Instructions for the task:
Lines holding the string "with" are the ones to copy from this listing.

Data provided:
______
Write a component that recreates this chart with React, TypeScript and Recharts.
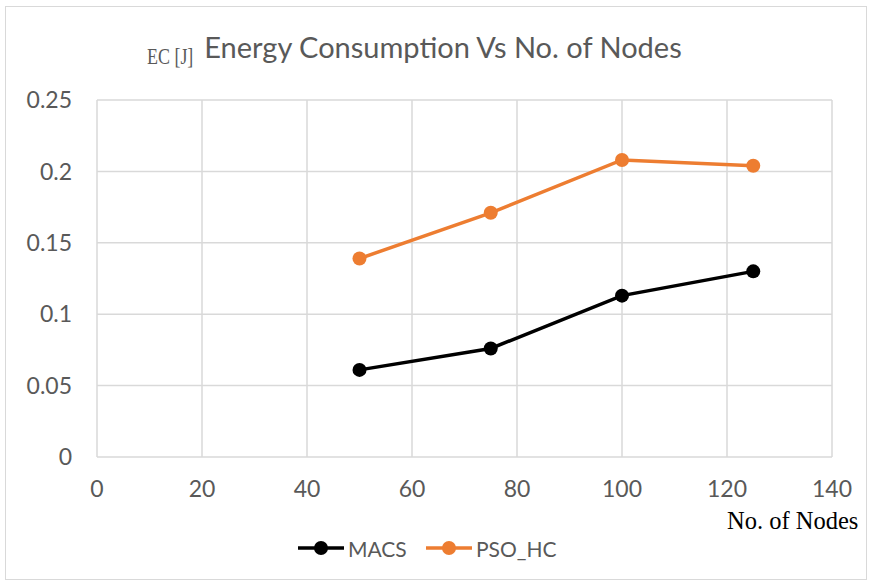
______
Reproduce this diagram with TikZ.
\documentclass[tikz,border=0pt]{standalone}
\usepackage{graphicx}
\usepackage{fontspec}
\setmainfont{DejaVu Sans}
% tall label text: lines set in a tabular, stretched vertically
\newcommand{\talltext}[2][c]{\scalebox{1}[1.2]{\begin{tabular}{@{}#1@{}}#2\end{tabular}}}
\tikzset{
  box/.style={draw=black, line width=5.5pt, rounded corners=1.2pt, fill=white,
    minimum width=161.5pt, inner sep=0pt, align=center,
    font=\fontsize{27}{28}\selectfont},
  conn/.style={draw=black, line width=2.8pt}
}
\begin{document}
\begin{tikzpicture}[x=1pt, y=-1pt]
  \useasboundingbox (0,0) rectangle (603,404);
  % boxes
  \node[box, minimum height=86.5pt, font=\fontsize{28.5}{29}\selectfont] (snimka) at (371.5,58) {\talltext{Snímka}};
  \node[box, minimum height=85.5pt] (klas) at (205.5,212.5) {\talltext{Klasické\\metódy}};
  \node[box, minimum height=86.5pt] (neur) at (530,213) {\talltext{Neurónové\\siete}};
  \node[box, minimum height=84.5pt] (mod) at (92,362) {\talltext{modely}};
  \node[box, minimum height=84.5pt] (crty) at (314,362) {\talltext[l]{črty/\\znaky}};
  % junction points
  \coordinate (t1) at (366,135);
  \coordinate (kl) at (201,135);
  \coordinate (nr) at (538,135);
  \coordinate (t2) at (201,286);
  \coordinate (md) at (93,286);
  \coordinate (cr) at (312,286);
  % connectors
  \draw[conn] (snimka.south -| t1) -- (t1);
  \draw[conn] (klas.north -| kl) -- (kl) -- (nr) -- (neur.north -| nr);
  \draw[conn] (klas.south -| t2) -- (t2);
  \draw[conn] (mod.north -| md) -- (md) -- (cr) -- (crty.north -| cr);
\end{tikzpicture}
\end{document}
______
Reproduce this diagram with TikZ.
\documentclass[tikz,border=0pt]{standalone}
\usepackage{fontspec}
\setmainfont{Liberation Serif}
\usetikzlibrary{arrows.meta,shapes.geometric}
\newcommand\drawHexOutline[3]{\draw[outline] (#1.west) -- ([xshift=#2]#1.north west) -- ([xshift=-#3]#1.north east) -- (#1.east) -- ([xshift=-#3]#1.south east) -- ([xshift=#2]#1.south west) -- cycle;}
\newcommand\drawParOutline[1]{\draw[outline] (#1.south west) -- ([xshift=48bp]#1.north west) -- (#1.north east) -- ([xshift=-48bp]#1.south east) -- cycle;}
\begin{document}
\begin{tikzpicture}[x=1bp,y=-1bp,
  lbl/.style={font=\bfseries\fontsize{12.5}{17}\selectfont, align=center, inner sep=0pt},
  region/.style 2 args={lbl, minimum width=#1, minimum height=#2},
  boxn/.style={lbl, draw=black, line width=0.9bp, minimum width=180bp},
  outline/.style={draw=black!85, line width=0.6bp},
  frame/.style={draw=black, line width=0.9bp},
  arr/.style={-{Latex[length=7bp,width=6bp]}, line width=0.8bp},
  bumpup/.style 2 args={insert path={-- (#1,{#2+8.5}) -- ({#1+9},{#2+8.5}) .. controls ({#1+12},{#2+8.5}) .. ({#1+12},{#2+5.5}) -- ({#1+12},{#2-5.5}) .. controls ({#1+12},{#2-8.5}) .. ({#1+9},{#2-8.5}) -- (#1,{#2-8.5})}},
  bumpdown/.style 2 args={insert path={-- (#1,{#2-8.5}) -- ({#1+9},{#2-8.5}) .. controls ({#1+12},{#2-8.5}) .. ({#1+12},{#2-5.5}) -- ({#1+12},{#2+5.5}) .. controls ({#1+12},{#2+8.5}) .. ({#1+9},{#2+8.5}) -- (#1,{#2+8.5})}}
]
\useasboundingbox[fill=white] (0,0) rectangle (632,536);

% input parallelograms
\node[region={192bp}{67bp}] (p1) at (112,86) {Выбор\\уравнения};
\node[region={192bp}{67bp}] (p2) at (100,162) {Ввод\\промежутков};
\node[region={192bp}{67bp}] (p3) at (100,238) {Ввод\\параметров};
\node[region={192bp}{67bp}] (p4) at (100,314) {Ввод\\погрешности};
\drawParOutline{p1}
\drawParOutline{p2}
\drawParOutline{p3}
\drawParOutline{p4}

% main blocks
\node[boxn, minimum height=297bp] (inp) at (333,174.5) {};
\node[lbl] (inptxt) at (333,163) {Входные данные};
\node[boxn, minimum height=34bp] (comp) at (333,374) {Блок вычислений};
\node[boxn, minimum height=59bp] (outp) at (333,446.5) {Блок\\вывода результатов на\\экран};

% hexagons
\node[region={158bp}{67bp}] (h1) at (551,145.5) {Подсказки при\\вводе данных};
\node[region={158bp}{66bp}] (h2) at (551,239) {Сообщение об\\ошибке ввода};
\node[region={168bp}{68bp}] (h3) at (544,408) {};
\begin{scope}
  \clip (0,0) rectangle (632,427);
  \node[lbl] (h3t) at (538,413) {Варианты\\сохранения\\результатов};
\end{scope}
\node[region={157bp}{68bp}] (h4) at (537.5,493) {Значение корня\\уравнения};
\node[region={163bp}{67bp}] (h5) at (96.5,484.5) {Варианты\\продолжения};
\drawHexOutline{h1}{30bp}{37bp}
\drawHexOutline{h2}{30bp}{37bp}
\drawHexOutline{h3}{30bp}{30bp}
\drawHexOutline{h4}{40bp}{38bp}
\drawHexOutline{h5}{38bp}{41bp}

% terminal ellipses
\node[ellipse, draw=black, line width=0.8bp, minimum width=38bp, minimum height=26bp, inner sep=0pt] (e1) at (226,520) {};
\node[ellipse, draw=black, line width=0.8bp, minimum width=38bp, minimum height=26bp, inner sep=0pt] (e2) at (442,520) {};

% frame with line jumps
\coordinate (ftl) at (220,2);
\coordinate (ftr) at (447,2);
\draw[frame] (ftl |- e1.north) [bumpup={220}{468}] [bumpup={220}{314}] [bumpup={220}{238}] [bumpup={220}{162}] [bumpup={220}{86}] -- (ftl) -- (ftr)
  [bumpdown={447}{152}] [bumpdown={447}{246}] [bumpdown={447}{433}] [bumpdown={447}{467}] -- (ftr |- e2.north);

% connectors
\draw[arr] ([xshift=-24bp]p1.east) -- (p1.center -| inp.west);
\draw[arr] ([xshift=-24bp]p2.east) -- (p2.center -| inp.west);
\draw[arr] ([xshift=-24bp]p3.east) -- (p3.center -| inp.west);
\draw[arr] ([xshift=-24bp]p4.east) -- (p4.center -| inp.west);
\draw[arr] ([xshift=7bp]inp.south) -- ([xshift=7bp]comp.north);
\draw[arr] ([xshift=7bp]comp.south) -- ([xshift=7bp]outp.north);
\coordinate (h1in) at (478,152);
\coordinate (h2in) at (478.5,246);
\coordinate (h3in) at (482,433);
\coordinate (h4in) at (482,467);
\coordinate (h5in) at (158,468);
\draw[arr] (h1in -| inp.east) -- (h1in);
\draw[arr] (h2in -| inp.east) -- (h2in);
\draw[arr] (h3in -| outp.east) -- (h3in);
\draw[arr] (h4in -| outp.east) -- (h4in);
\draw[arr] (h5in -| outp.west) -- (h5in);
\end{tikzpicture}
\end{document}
______
Task solution:
Write a component that recreates this chart with React, TypeScript and Recharts.
Reproduce this diagram with TikZ.
Reproduce this diagram with TikZ.
% frame with line jumps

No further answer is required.